McCain, more than anyone else in politics in the US, has had the media on his side, and deservedly so. McCain gives the press virtually unfettered access to him - which I applaud - and in return, gets to command a soft corner among them. On the other hand, Obama is much more stingy with access to the press - which I think is just such a terrible idea, and it's not something I'm a fan of.
 
  • #74
Gokul43201 said:
You didn't hear Rush ranting about Obama going "beyond the pale" putting down America on foreign soil, did you?

Here: http://www.msnbc.msn.com/id/21134540/vp/25841310#25841310

Skip to 4:15.

Yes, one should never admit that America has made mistakes. :rolleyes:

It seems that Obama can do more to engage our allies, and to begin to repair the damage done by Bush, by simply showing up, than McCain could accomplish through an entire career of cold-war diplomacy. And how dare Obama pull a crowd of that size when he's not even the President, yet! The nerve of that guy.

One German commentator noted that McCain seems like something from another century.
 
  • #75
turbo-1 said:
...News-readers posing as "journalists" seem to have given McCain a "get foot out of mouth for free" card, though and never give him any serious flack about his irrational statements.

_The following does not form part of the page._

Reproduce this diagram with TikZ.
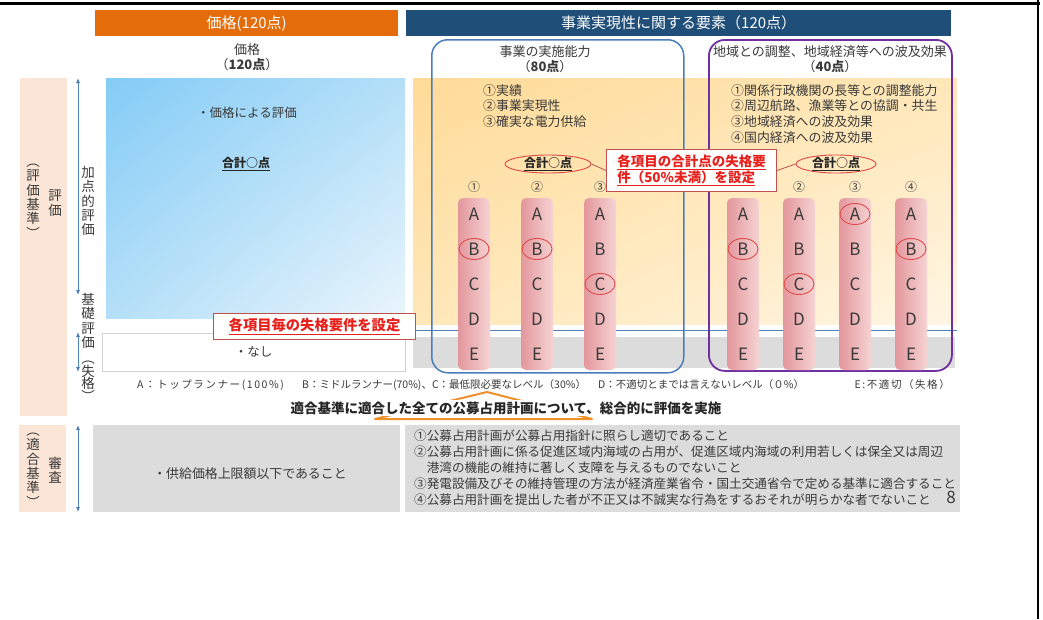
\documentclass[tikz,border=0pt]{standalone}
\usepackage{fontspec}
\setmainfont{Noto Sans CJK JP}
\newfontfamily\lsfont{Noto Sans CJK JP}[LetterSpace=15]
\usetikzlibrary{shapes.geometric,arrows.meta,shadings}
\definecolor{hdrOrange}{HTML}{E46C0A}
\definecolor{hdrNavy}{HTML}{1F4E79}
\definecolor{peach}{HTML}{FBE5D6}
\definecolor{axisBlue}{HTML}{4F81BD}
\definecolor{grpBlue}{HTML}{4A7EBB}
\definecolor{grpPurple}{HTML}{7030A0}
\definecolor{calRed}{HTML}{E8201C}
\definecolor{calBorder}{HTML}{C0504D}
\definecolor{ringRed}{HTML}{E04848}
\definecolor{grayBand}{HTML}{DCDCDC}
\definecolor{txt}{HTML}{3A3A3A}
\definecolor{pilL}{HTML}{E3979C}
\definecolor{pilR}{HTML}{F6D3D3}
\definecolor{bluA}{HTML}{84CCF6}
\definecolor{bluB}{HTML}{B4DFF8}
\definecolor{bluC}{HTML}{EAF5FC}
\definecolor{yelA}{HTML}{FFDB98}
\definecolor{yelB}{HTML}{FFE7B8}
\definecolor{yelC}{HTML}{FFF6E4}
\definecolor{arrOrange}{HTML}{F0902A}
\newcommand\fsz[2]{\fontsize{#1pt}{#2pt}\selectfont}
\begin{document}
\begin{tikzpicture}[x=1pt,y=-1pt,
  every node/.style={inner sep=0pt, text=txt},
  hdrbox/.style={minimum height=26pt, text=white, font=\fsz{15}{17}},
  titletext/.style={align=center, font=\fsz{13}{14.5}},
  itemtext/.style={align=left, anchor=north west, font=\fsz{12.9}{15.7}},
  vtext/.style={align=center, font=\fsz{13.5}{14.4}},
  axisarrow/.style={draw=axisBlue, line width=0.8pt, {Latex[length=5pt,width=4pt]}-{Latex[length=5pt,width=4pt]}},
  pillar/.style={rounded corners=5pt, minimum width=32pt, minimum height=172pt, left color=pilL, right color=pilR},
  lettertext/.style={font=\fsz{17}{17}},
  numtext/.style={font=\fsz{12}{12}},
  ringmark/.style={draw=ringRed, ellipse, line width=0.9pt, minimum width=30pt, minimum height=21pt},
  sumtext/.style={font=\fsz{12}{12}\bfseries, text=black!85},
  calline/.style={draw=calBorder, line width=0.8pt},
  legendtext/.style={anchor=west, font=\fsz{10.5}{12}},
]
\useasboundingbox (0,0) rectangle (1043,619);
\fill[white] (0,0) rectangle (1043,619);

% frame lines
\draw[line width=3pt] (0,3) -- (1040,3);
\draw[line width=2pt] (1038,0) -- (1038,619);

% headers
\node[hdrbox, fill=hdrOrange, minimum width=303pt, anchor=north west] (hPrice) at (95,10) {価格(120点)};
\node[hdrbox, fill=hdrNavy, minimum width=545pt, anchor=north west] (hBiz) at (406,10) {事業実現性に関する要素（120点）};

% titles
\node[titletext] (tPrice) at (247,57) {価格\\（\textbf{120点}）};
\node[titletext] (tA) at (545,59) {事業の実施能力\\（\textbf{80点}）};
\node[titletext] (tB) at (830,59) {地域との調整、地域経済等への波及効果\\（\textbf{40点}）};

% left peach columns
\fill[peach] (20,78) rectangle (67,416);
\fill[peach] (19,425) rectangle (66,512);

% backgrounds
\shade[upper left=bluA, upper right=bluB, lower left=bluB, lower right=bluC] (106,78) rectangle (405,318);
\shade[upper left=yelA, upper right=yelB, lower left=yelB, lower right=yelC] (413,78) rectangle (957,324);
\fill[grayBand] (413,337) rectangle (955,368);
\draw[axisBlue, line width=0.8pt] (405,330) -- (957,330);
\node[draw=gray!35, fill=white, minimum width=303pt, minimum height=38pt, anchor=north west, font=\fsz{12.5}{14}] (nashi) at (102,333) {・なし};

% axis arrows
\coordinate (a1t) at (78,78);  \coordinate (a1b) at (78,295);
\coordinate (a2t) at (78,332); \coordinate (a2b) at (78,372);
\coordinate (a3t) at (78,425); \coordinate (a3b) at (78,512);
\draw[axisarrow] (a1t) -- (a1b);
\draw[axisarrow] (a2t) -- (a2b);
\draw[axisarrow] (a3t) -- (a3b);

% vertical texts
\node[vtext] (vHyoka) at (55,203) {評\\価};
\node[vtext] (vKijun) at (33,201) {︵\\評\\価\\基\\準\\︶};
\node[vtext] (vKaten) at (88,201) {加\\点\\的\\評\\価};
\node[vtext] (vKiso) at (88,321) {基\\礎\\評\\価};
\node[vtext, font=\fsz{13.5}{12.5}] (vShik) at (88,381) {︵\\失\\格\\︶};
\node[vtext] (vShinsa) at (55,470) {審\\査};
\node[vtext] (vTekigo) at (33,470) {︵\\適\\合\\基\\準\\︶};

% price box texts
\node[font=\fsz{12.5}{14}] (pEval) at (247,113) {・価格による評価};
\node[sumtext] (pSum) at (246,164) {\underline{合計○点}};

% group boxes
\node[draw=grpBlue, line width=1.5pt, rounded corners=16pt, minimum width=252pt, minimum height=333pt, anchor=north west] (grpA) at (431,39) {};
\node[draw=grpPurple, line width=1.8pt, rounded corners=16pt, minimum width=243pt, minimum height=331pt, anchor=north west] (grpB) at (708,39) {};

% items
\node[itemtext] (itA) at (483,84) {①実績\\②事業実現性\\③確実な電力供給};
\node[itemtext] (itB) at (731,84) {①関係行政機関の長等との調整能力\\②周辺航路、漁業等との協調・共生\\③地域経済への波及効果\\④国内経済への波及効果};

% sums
\node[ringmark, minimum width=86pt, minimum height=18pt] (sumL) at (548,164) {};
\node[sumtext] (sumLt) at (sumL) {\underline{合計○点}};
\node[ringmark, minimum width=80pt, minimum height=18pt] (sumR) at (836,164) {};
\node[sumtext] (sumRt) at (sumR) {\underline{合計○点}};

% column numbers
\node[numtext] (nL1) at (474,187) {①};
\node[numtext] (nL2) at (537,187) {②};
\node[numtext] (nL3) at (600,187) {③};
\node[numtext] (nR2) at (799,187) {②};
\node[numtext] (nR3) at (855,187) {③};
\node[numtext] (nR4) at (911,187) {④};

% pillars
\foreach \c/\x in {L1/474, L2/537, L3/600, R1/743, R2/799, R3/855, R4/911} {
  \node[pillar] (\c) at (\x,284) {};
  \foreach \l/\y in {A/214,B/249,C/284,D/319,E/354}
    \node[lettertext] (\c\l) at (\x,\y) {\l};
}
\node[ringmark] (rL1) at (L1B) {};
\node[ringmark] (rL2) at (L2B) {};
\node[ringmark] (rL3) at (L3C) {};
\node[ringmark] (rR1) at (R1B) {};
\node[ringmark] (rR2) at (R2C) {};
\node[ringmark] (rR3) at (R3A) {};
\node[ringmark] (rR4) at (R4B) {};

% callouts
\node[draw=calBorder, fill=white, line width=1pt, minimum width=170pt, minimum height=42pt, anchor=north west, text=calRed, align=left, font=\fsz{13.5}{16}\bfseries] (callout) at (606,149) {\underline{各項目の合計点の失格要}\\\underline{件（50\%未満）を設定}};
\draw[calline] (sumL.east) -- (callout.west);
\draw[calline] (callout.east) -- (sumR.west);
\node[draw=calBorder, fill=white, line width=1pt, minimum width=202pt, minimum height=26pt, anchor=north west, text=calRed, font=\fsz{14.3}{16}\bfseries] (disq) at (213,313) {\underline{各項目毎の失格要件を設定}};

% legend
\node[legendtext, font=\fsz{10.5}{12}\lsfont] (lgA) at (137,385) {A：トップランナー(100\%)};
\node[legendtext] (lgBC) at (302,385) {B：ミドルランナー(70\%)、C：最低限必要なレベル（30\%）};
\node[legendtext] (lgD) at (598,385) {D：不適切とまでは言えないレベル（０\%）};
\node[legendtext, anchor=east, font=\fsz{10.5}{12}\lsfont] (lgE) at (950,385) {E:不適切（失格）};

% summary with chevron
\draw[arrOrange, line width=2pt, line join=round] (375,419) -- (487,392) -- (592,419) -- cycle;
\node[fill=white, inner sep=1.5pt, font=\fsz{13.5}{15}\bfseries, text=black!85] (summary) at (506,408) {適合基準に適合した全ての公募占用計画について、総合的に評価を実施};

% bottom boxes
\node[fill=grayBand, minimum width=307pt, minimum height=87pt, anchor=north west] (supplyBox) at (93,425) {};
\node[font=\fsz{12.9}{14}] (supply) at (250,474) {・供給価格上限額以下であること};
\node[fill=grayBand, minimum width=555pt, minimum height=87pt, anchor=north west] (critBox) at (405,425) {};
\node[anchor=north west, align=left, font=\fsz{12.6}{15.8}] (crit) at (414,430) {①公募占用計画が公募占用指針に照らし適切であること\\②公募占用計画に係る促進区域内海域の占用が、促進区域内海域の利用若しくは保全又は周辺\\\hspace*{1em}港湾の機能の維持に著しく支障を与えるものでないこと\\③発電設備及びその維持管理の方法が経済産業省令・国土交通省令で定める基準に適合すること\\④公募占用計画を提出した者が不正又は不誠実な行為をするおそれが明らかな者でないこと};
\node[font=\fsz{17}{17}] (pgno) at (951,497) {8};
\end{tikzpicture}
\end{document}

I was quite struck by McCain's $300 million prize idea for an electric-car battery. A battery like he describes is already the holy grail of battery technology, as it has been since the 70s. Any company that can produce such a battery would own the electric car market since, by definition, it would make electric cars practical. There is already plenty of incentive. The challenges in making such a battery are fundamental - physical and economic - not psychological.

In fact, this apparent perception that real problems are only "psychological" seems to be emerging as a pattern in McCain's thinking; not to mention the thinking of his former chief economist.
 
  • #76
this sounds like what is called "magical thinking" in psychology, typical of people out of touch with reality.
 
  • #77
Ivan Seeking said:
One German commentator noted that McCain seems like something from another century.
He is! The last one. :biggrin:

But McCain is pulling up in the polls in states like CO and MI.

McCain missed a trip to go to an oil rig in the Gulf. Why he needs to fly out to see an oil rig, I have no idea. It's a photo op like Dukakis in an Abrams tank. :rolleyes:


Interesting contrast!

Obama Addresses U.S. Image Abroad - http://www.npr.org/templates/story/story.php?storyId=92905080

McCain Focuses On Issues At Home - http://www.npr.org/templates/story/story.php?storyId=92905083
 
  • #78
WarPhalange said:
I love how McCain keeps saying the media is out to get him, too.
Yet another BS claim from the McCain slime machine:
LOS ANGELES, July 27 (UPI) -- U.S. broadcast networks had more negative coverage of Barack Obama than John McCain during the first weeks of the general election campaign, a study indicated.

The Center for Media and Public Affairs at George Mason University in Virginia, which has studied network news since the 1980s, analyzed content on ABC, CBS and NBC news shows and found that when reporters and anchors expressed opinions they were significantly more negative toward Obama and more positive toward McCain, the Los Angeles Times reported Sunday.

The researchers found that most statements by anchors and reporters were neutral, but when opinions were expressed 28 percent of statements about Obama were positive while 72 percent were negative. The study indicated opinions about McCain were 43 percent positive and 57 percent negative.
http://www.upi.com/Top_News/2008/07/27/Study_Media_rougher_on_Obama/UPI-43191217211564/

Liberal media indeed! The McCain free ride continues...
 
  • #79
I'm waiting for him to say "The 'Media' isn't just network television, radio, and newspapers, it's an attitude, an ideal. When a random person on the street says 'I don't like John McCain', he is part of the vast media conspiracy."

Definitions are just no match for John McCain!
http://elections.foxnews.com/2008/07/21/mccain-campaign-says-new-york-times-blocked-op-ed-response-to-obama/

What happened was they didn't publish his piece because he never defined "victory".